Ich werde durch das kommende Jahr mit „vergessenen Wörtern“ gehen und bin gespannt auf diese Wortschätze.
Liebe Grüße,
Syntaxia
Vergessene Wörter gibt es sicher viele und das Thema ist spannend.
Ich wünsche dir viel Vergnügen dabei.
Lieben Abendgruss.
wie kommt es, dass trotz alledem der beginn des neuen jahres mit einem neuen taschenkalender oder wandkalender in mir etwas anderes bewegt, als nach z.b. 6 wochen? es ist ein neuer abschnitt, roth beschrieb das ja als das immer neue im alten, das gefällt mir. heute hörte ich, es käme nicht nur auf das vergangene oder zukünftige leben an, sondern unsere wegbegleiter/-innen seien das wichtigste. die konstante, wie das titelblatt von roths kalender. dir, liebe brigitte, wünsche ich herzlich ein gutes jahr 2025, roswitha
Du sagst es, das Neue ist reizvoll und vielversprechend. Und das Konstante trägt uns. Danke für die schönen Gedanken, Roswitha!

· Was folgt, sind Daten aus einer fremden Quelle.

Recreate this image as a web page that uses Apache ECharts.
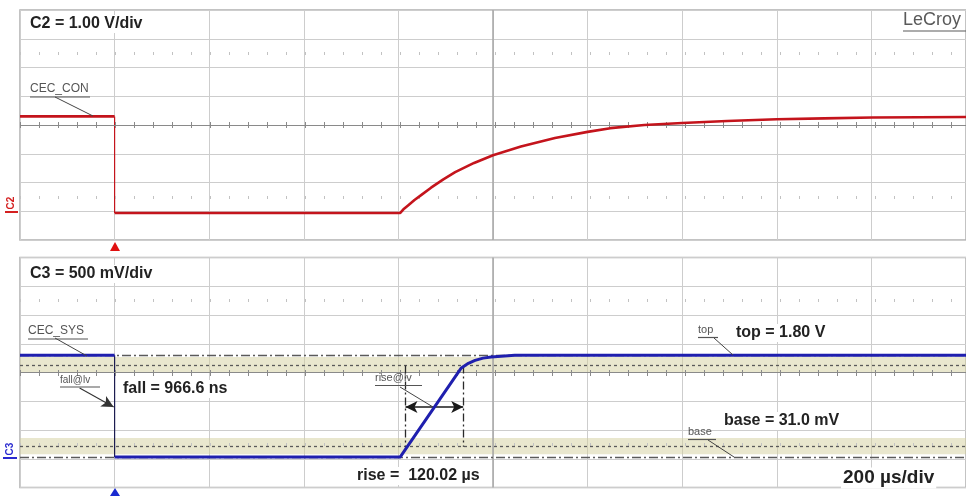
<!DOCTYPE html>
<html>
<head>
<meta charset="utf-8">
<script src="https://cdn.jsdelivr.net/npm/echarts@6/dist/echarts.min.js"></script>
<style>
html, body { margin: 0; padding: 0; background: #fff; }
#chart { width: 966px; height: 496px; }
</style>
</head>
<body>
<div id="chart"></div>
<script>
// time in µs from trigger, 200 µs/div
const timeRange = [-200, 1800]
const timeDiv = 200

// C2 (CEC_CON), volts, 1.00 V/div
const c2Range = [-1, 7]
const c2Div = 1
const c2Center = 3
const cecConHigh = [[-200, 3.3], [0, 3.3]]
const cecConLow = [
	[0, -0.06], [604, -0.06], [612, 0.09], [621, 0.21], [634, 0.39], [648, 0.56], [669, 0.82],
	[695, 1.11], [720, 1.36], [760, 1.68], [800, 1.95], [859, 2.25], [931, 2.55], [1000, 2.76],
	[1048, 2.89], [1120, 3.0], [1200, 3.07], [1295, 3.14], [1400, 3.2], [1500, 3.23], [1602, 3.26],
	[1700, 3.27], [1800, 3.28]
]

// C3 (CEC_SYS), volts, 500 mV/div
const c3Range = [-0.5, 3.5]
const c3Div = 0.5
const c3Center = 1.5
const cecSysHigh = [[-200, 1.8], [0, 1.8]]
const cecSysLow = [
	[0, 0.031], [604, 0.031], [733, 1.58], [748, 1.66], [762, 1.71], [779, 1.75], [796, 1.77],
	[846, 1.8], [1800, 1.8]
]

// measurement levels (V)
const c3Top = 1.8
const c3Base = 0.031
const c3Hi = 1.623
const c3Lo = 0.208
const bandHi = [1.49, 1.77]
const bandLo = [0.08, 0.36]
const riseTimes = [615, 737]
const arrowLevel = 0.9

const chart = echarts.init(document.getElementById("chart"))

const FONT = "'Liberation Sans', Arial, sans-serif"
const gridStyle = { color: "#cdcdcd", width: 1 }

const axisX = (i) => ({
	type: "value", gridIndex: i, min: timeRange[0], max: timeRange[1], interval: timeDiv,
	axisLine: { show: false }, axisTick: { show: false }, axisLabel: { show: false },
	splitLine: { show: true, lineStyle: gridStyle }
})
const axisY = (i, r, d) => ({
	type: "value", gridIndex: i, min: r[0], max: r[1], interval: d,
	axisLine: { show: false }, axisTick: { show: false }, axisLabel: { show: false },
	splitLine: { show: true, lineStyle: gridStyle }
})

const decoLines = (center, div) => [
	{ yAxis: center, lineStyle: { color: "#8a8a8a", width: 1, type: "solid" } },
	{ yAxis: center, lineStyle: { color: "#8a8a8a", width: 6, type: [1, 18] } },
	{ yAxis: center + 2.5 * div, lineStyle: { color: "#c2c2c2", width: 3, type: [1, 18] } },
	{ yAxis: center - 2.5 * div, lineStyle: { color: "#c2c2c2", width: 3, type: [1, 18] } },
	{ xAxis: 800, lineStyle: { color: "#a6a6a6", width: 1.5, type: "solid" } }
]

const underlined = (x, y, text, size, w, color) => [
	{ type: "text", x: x, y: y, z: 20, style: { text: text, font: size + "px " + FONT, fill: color || "#555", verticalAlign: "middle" } },
	{ type: "line", z: 20, shape: { x1: x, y1: y + size / 2 + 2, x2: x + w, y2: y + size / 2 + 2 }, style: { stroke: color || "#555", lineWidth: 1.2 } }
]
const leader = (x1, y1, x2, y2) => ({ type: "line", z: 20, shape: { x1, y1, x2, y2 }, style: { stroke: "#444", lineWidth: 1 } })
const bold = (x, y, text, size) => ({
	type: "text", x: x, y: y, z: 20,
	style: { text: text, font: "bold " + size + "px " + FONT, fill: "#222", verticalAlign: "middle", backgroundColor: "#fff", padding: [1, 2] }
})

const option = {
	backgroundColor: "#fff",
	animation: false,
	grid: [
		{ left: 20, top: 10, width: 950, height: 230, show: true, borderColor: "#b0b0b0", borderWidth: 1.5 },
		{ left: 20, top: 257.5, width: 950, height: 230, show: true, borderColor: "#b0b0b0", borderWidth: 1.5 }
	],
	xAxis: [axisX(0), axisX(1)],
	yAxis: [axisY(0, c2Range, c2Div), axisY(1, c3Range, c3Div)],
	series: [
		{
			name: "grid C2", type: "line", xAxisIndex: 0, yAxisIndex: 0, data: [], z: 1,
			markLine: { silent: true, symbol: "none", label: { show: false }, data: decoLines(c2Center, c2Div) }
		},
		{
			name: "grid C3", type: "line", xAxisIndex: 1, yAxisIndex: 1, data: [], z: 1,
			markArea: {
				silent: true,
				itemStyle: { color: "rgba(212,208,158,0.5)" },
				data: [[{ yAxis: bandHi[0] }, { yAxis: bandHi[1] }], [{ yAxis: bandLo[0] }, { yAxis: bandLo[1] }]]
			},
			markLine: {
				silent: true, symbol: "none", label: { show: false },
				data: decoLines(c3Center, c3Div).concat([
					{ yAxis: c3Top, lineStyle: { color: "#5a5a5a", width: 1.3, type: [9, 3, 2, 3] } },
					{ yAxis: c3Base, lineStyle: { color: "#5a5a5a", width: 1.3, type: [9, 3, 2, 3] } },
					{ yAxis: c3Hi, lineStyle: { color: "#5a5a5a", width: 1.3, type: [3, 3] } },
					{ yAxis: c3Lo, lineStyle: { color: "#5a5a5a", width: 1.3, type: [3, 3] } }
				])
			}
		},
		{
			name: "CEC_CON", type: "line", xAxisIndex: 0, yAxisIndex: 0, data: cecConHigh, z: 5,
			symbol: "none", lineStyle: { color: "#c4141c", width: 2.6 }
		},
		{
			name: "CEC_CON edge", type: "line", xAxisIndex: 0, yAxisIndex: 0, z: 4,
			data: [cecConHigh[cecConHigh.length - 1], cecConLow[0]],
			symbol: "none", lineStyle: { color: "#c4141c", width: 1.2 }
		},
		{
			name: "CEC_CON low", type: "line", xAxisIndex: 0, yAxisIndex: 0, data: cecConLow, z: 5,
			symbol: "none", lineStyle: { color: "#c4141c", width: 2.6, join: "round" }
		},
		{
			name: "CEC_SYS", type: "line", xAxisIndex: 1, yAxisIndex: 1, data: cecSysHigh, z: 5,
			symbol: "none", lineStyle: { color: "#1f1fae", width: 3 }
		},
		{
			name: "CEC_SYS edge", type: "line", xAxisIndex: 1, yAxisIndex: 1, z: 4,
			data: [cecSysHigh[cecSysHigh.length - 1], cecSysLow[0]],
			symbol: "none", lineStyle: { color: "#1c1c50", width: 1.2 }
		},
		{
			name: "CEC_SYS low", type: "line", xAxisIndex: 1, yAxisIndex: 1, data: cecSysLow, z: 5,
			symbol: "none", lineStyle: { color: "#1f1fae", width: 3, join: "round" },
			markLine: {
				silent: true, label: { show: false }, symbol: "none",
				lineStyle: { color: "#2a2a2a", width: 1.3, type: [8, 3, 2, 3] },
				data: [
					[{ coord: [riseTimes[0], c3Hi] }, { coord: [riseTimes[0], c3Lo] }],
					[{ coord: [riseTimes[1], c3Hi] }, { coord: [riseTimes[1], c3Lo] }],
					[{ coord: [riseTimes[0], arrowLevel], symbol: "arrow", symbolSize: [9, 12], lineStyle: { type: "solid", width: 1.5, color: "#1a1a1a" } },
					 { coord: [riseTimes[1], arrowLevel], symbol: "arrow", symbolSize: [9, 12] }],
					[{ coord: [-74, 1.23], symbol: "none", lineStyle: { type: "solid", width: 1.1, color: "#333" } },
					 { coord: [-2, arrowLevel], symbol: "arrow", symbolSize: [9, 12] }]
				]
			}
		}
	],
	graphic: [
		bold(28, 24, "C2 = 1.00 V/div", 16),
		bold(28, 274, "C3 = 500 mV/div", 16),
		...underlined(903, 20, "LeCroy", 18, 63, "#5a5a5a"),
		...underlined(30, 89, "CEC_CON", 12, 60),
		leader(55, 97, 93, 116),
		...underlined(28, 331, "CEC_SYS", 12, 60),
		leader(55, 338, 87, 356),
		...underlined(60, 380, "fall@lv", 10, 40),
		bold(121, 389, "fall = 966.6 ns", 16),
		...underlined(375, 378, "rise@lv", 11, 47),
		leader(400, 387, 433, 407),
		bold(355, 476, "rise =  120.02 µs", 16),
		...underlined(698, 330, "top", 11, 20),
		leader(714, 338, 733, 355),
		bold(734, 333, "top = 1.80 V", 16),
		bold(722, 421, "base = 31.0 mV", 16),
		...underlined(688, 432, "base", 11, 28),
		leader(708, 440, 734, 457),
		bold(841, 478, "200 µs/div", 19),
		{ type: "text", x: 11, y: 203, rotation: Math.PI / 2, style: { text: "C2", font: "bold 10px " + FONT, fill: "#d42020", align: "center", verticalAlign: "middle" } },
		{ type: "line", shape: { x1: 5, y1: 212, x2: 18, y2: 212 }, style: { stroke: "#d42020", lineWidth: 2 } },
		{ type: "text", x: 10, y: 449, rotation: Math.PI / 2, style: { text: "C3", font: "bold 10px " + FONT, fill: "#2a2ad0", align: "center", verticalAlign: "middle" } },
		{ type: "line", shape: { x1: 3, y1: 458, x2: 17, y2: 458 }, style: { stroke: "#2a2ad0", lineWidth: 2 } },
		{ type: "polygon", shape: { points: [[110, 251], [120, 251], [115, 242]] }, style: { fill: "#e01010" } },
		{ type: "polygon", shape: { points: [[110, 496], [120, 496], [115, 488]] }, style: { fill: "#1a2ad0" } }
	]
}
chart.setOption(option)
</script>
</body>
</html>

Auch dir wünsche ich ein rundum gutes 2025.
Sei herzlich gegrüsst!
Perfektes Stück in großer Literatur gefunden!
Dankeschön und alle guten Wünsche zu dir!
Herzlich
Sonja
Fein, dass es dir gefällt.
Alle guten Wünsche auch zu dir, Sonja, sowie besten Dank und Gruss.